Don't have a set of class rules already posted to the wall on the first day. Your students are now old enough to have a voice in the classroom, so begin your first day with an open discussion to brainstorm rules. Lead the class toward settling on five or six comprehensive rules. This will immediately give your students a feeling of value and responsibility. Now split your class into small groups, and assign each group one rule. They will plan and perform a quick skit that demonstrates what rule they were given and why that rule is important in the classroom. This activity can also serve as an icebreaker to get the students to converse with each other.

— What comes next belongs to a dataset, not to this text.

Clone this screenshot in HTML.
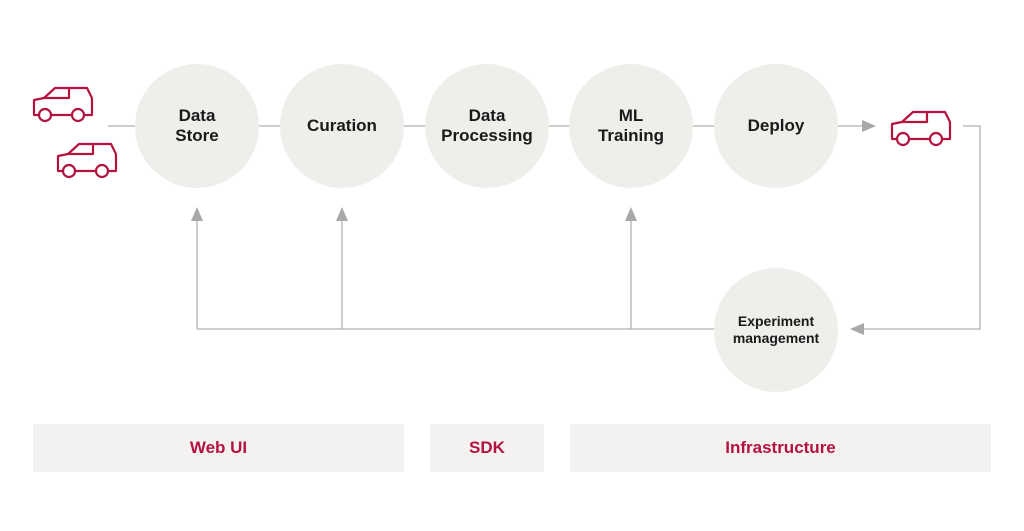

Now that your students are interacting, let's get to know them a little better. Assign partners, and ask them to conduct a "celebrity interview" where one student plays the reporter and tries to get as much information about her partner as possible. When the first interview is completed, switch roles. Have the students turn in their interviews as their first assignment.
The Time Capsule
This activity will help you learn more about your middle schoolers, both as people and as students. Give them a worksheet to fill out that asks personal questions such as favorite movie, favorite song or dream job. Try to choose questions that are likely to change as the year progresses. Intermingle these personal questions with questions that cover your curriculum for the year. Reassure them that this is not for a grade, this is only to see what they already know and measure how much they'll learn this year. Once you have collected all the completed worksheets, put them in a special time capsule. Tell the class that at the end of the year they will fill out an identical worksheet before reopening the time capsule and discovering just how much they have changed and learned.
The Goals Board
Tell your class that now that they are in middle school it is time for them to take more control of their futures. In elementary school teachers and parents may have guided them in certain directions, but now they are responsible for setting some goals of their own. Give them some sample categories their goals might fall in, such as academic, musical, athletic or charity work. Instruct them to choose two or three goals for the school year, and help them write out the steps they will need to accomplish their dreams. Post these goals on a bulletin board, and spend a little bit of time every month reviewing their goals. Has anyone accomplished a step that month? Does anyone have a step they need to add?